Epilepsi ve Yaşam Derneği; “Sağlık Bakanının yönlendirmesiyle, 4 yılı aşkın süredir bekleyen yönetmelik tasarı önerilerimizden bu hafta tamamlandı, diğerinin de bu yıl içerisinde tamamlanacağı bildirildi. Cumhuriyet tarihinde sadece epilepsililer için çıkarılan ilk yönetmelik. Doğru işi seçmek şartıyla, engellilerin de engelsiz kişilerin yaptığı işleri aynı düzeyde yapabileceğini biliyoruz. Cumhurbaşkanımız daha önce, engellilerin istihdam edilmesini istemişti. Dernek olmadığımız için, projemizi bir süre ötelemek zorunda kalsak da; bugün derneğimizi kurarak; ülkemizde öncü olmak istedik. İç İşleri Bakanına daha önce sunduğumuz proje ile sadece epilepsililer için değil, tüm engellileri kapsayan yüzde 85 engelli istihdamı ile başka bir ilke de imza atacağız.

Birçok engellinin hangi konuda istihdam edileceğinin bilinmesine karşın, epilepsililer konusunda halkımızın bilinçli olduğumuzu söylemeyeceğiz. Epilepsili olduğunu söyleyince işe giremeyen, söylemeyip; senede bir kere nöbet geçirince işten tazminatsız atılan epilepsililer için, engelli fuarlarında İnsan Kaynaklarını, seminerlerde halkımızı, üniversitelerde öğrencilerimizi doğru istihdam alanlarına yönlendirme konusunda, bilgilendirmeye çalışıyoruz. Bunu basın ile taçlandıramadığımız için, sadece o bölgedeki kişilerin bilinçlenmesi ile çok küçük bir gruba dokunabiliyoruz. Oysa birçok engelliden, çok daha geniş iş sahamız var!  Kamu personel alımlarında bile, epilepsililerin istihdam oranı çok az! İşsizlik ve intiharlarda birinci sırada olduğumuz bilindiğine göre, ilk adımın öncü olarak Devlet tarafından atması gerekmez mi?” dedi.

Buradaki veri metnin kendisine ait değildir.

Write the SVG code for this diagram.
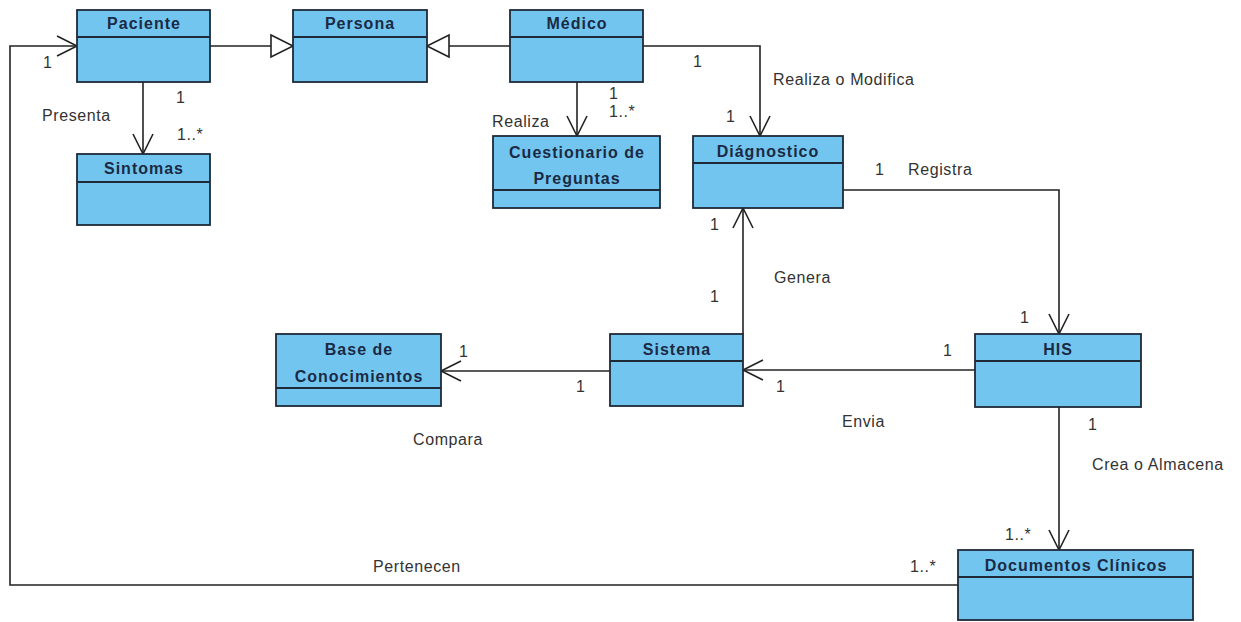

20 yıldır International Bureau For Epilepsy (IBE) davetlerine katılamadığını belirten Epilepsi ve Yaşam Derneği gerekli çalışmaları hayata geçirdiğini ifade etti. Derneğe katılımda herhangi bir ayrım yapılmadığını, toplumsal yararlar dikkate alınarak çalışma yapıldığını belirtti.

Epilepsi ve Yaşam Derneği sözlerine şu şekilde devam etti; “20 yıldır IBE’nin uluslararası hiç bir davetlerine ekonomik nedenlerle, ülkemizi temsilen katılamasak da, uzaktan ülkemizi temsil etmek için gerekli çalışmaları hayata geçirdik. 2019 yılında en başarılı 3 ülke arasında girip; 2021 yılında Müslüman Ülkelerde Epilepsililer grubuna katılım için davet aldık. Önümüzdeki yıl, Türkiye Cumhuriyetleri için de öncü ülke olarak biz bir çalışma yapmayı planlıyoruz.

Yola çıktığımız günden bugüne hiçbir dil, din, mezhep, ırk, parti, cinsiyet, ayırt etmeksizin toplumsal yararları dikkate alarak çalışmalar yaptık. Derneğe katılımdaki tek şartımız, Fetö, Apo gibi kişilerin değil, Atatürk çocuğu olunması...”

Ayrıca; “Bugüne kadar olduğu gibi, bundan sonra da, epilepsililer için çalışmalarımıza devam edeceğiz. Doğru olduğuna inandığımız konularda, önce müzakere ederiz, mücadele ederiz, müdafaa ederiz,  gerekirse müdahale ederiz! Epilepsililerin toplumdan dışlanmadığı, işe alındığı, intiharlarının en aza indirildiği, okullardan epilepsilinin çıkışının istenilmediği bir ülke olmayı hedefliyoruz... Bunun olabilmesi ancak, bizi gören bir basın, epilepsilileri öncelikli olarak işe alan kamu kurumları, derneğimizi ekonomik olarak destekleyen kuruluş ve halkı bilinçlendirmemize destek verecek bakanlık ile olabilecektir. Epilepsiyi kabullenebilen kişilerin, büyüyen güç birliği, bilinçlenen halkımızla, daha iyiye gideceğine inancımız tamdır!

Güzel yarınların olmasını diliyor, tüm halkımıza ve basın mensuplarımıza saygılar sunuyoruz.” sözlerini bitrdi.